Authoritarian regimes, of course, didn’t bother with the pretence. El Salvador’s strongman aesthetics, order over law, spectacle over justice, continued to sell the fantasy that corruption is acceptable if it’s efficient. Japan, long allergic to public scandal, reminded us that corruption doesn’t need chaos to thrive; it can live quietly inside consensus, seniority, and institutional silence. Different styles, same rot.
And then there’s the global marketplace of corruption, the part we pretend is too complex to understand. Corporations talk about values while bribing reality into submission. Financial systems lecture the poor about responsibility while laundering fortunes with immaculate paperwork. Media outlets expose corruption selectively, depending on who owns the printing press or the server farm. In 2025, everyone knew. That was the difference. Ignorance was no longer plausible.
What made this year especially obscene was the collapse of shame. Corruption used to require some embarrassment, some effort to hide. Now it performs. It tweets. It dares investigators to keep up. It files lawsuits against its critics. It frames itself as a victim of “witch hunts” and “political persecution.” And disturbingly often, it wins not because it’s innocent, but because it’s exhausting to fight something that never sleeps and never apologizes.

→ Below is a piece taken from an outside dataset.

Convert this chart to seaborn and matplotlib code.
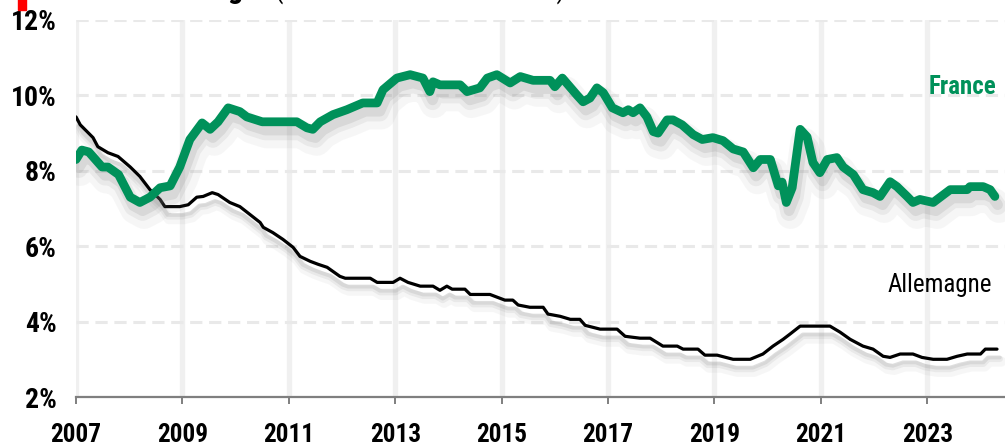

The public is not blameless. Outrage has become performative too. We share, we rage, we scroll. We demand resignations knowing full well they won’t come. We consume scandals like episodes then complain the plot never changes. Corruption thrives not only on power, but on fatigue. In 2025, fatigue was everywhere.
So if this year must be named, don’t reduce it to a man or a single war. Call it the year the mask slipped. The year corruption stopped pretending to be an exception and revealed itself as a system. A system that adapts faster than laws, speaks louder than ethics, and survives every election cycle with a smirk.
This is not a call for despair. It’s a call for accuracy. You cannot fight what you refuse to name. And 2025 made the name unavoidable. Corruption didn’t just mark the year. It dared us to notice and to decide whether noticing is where our courage ends.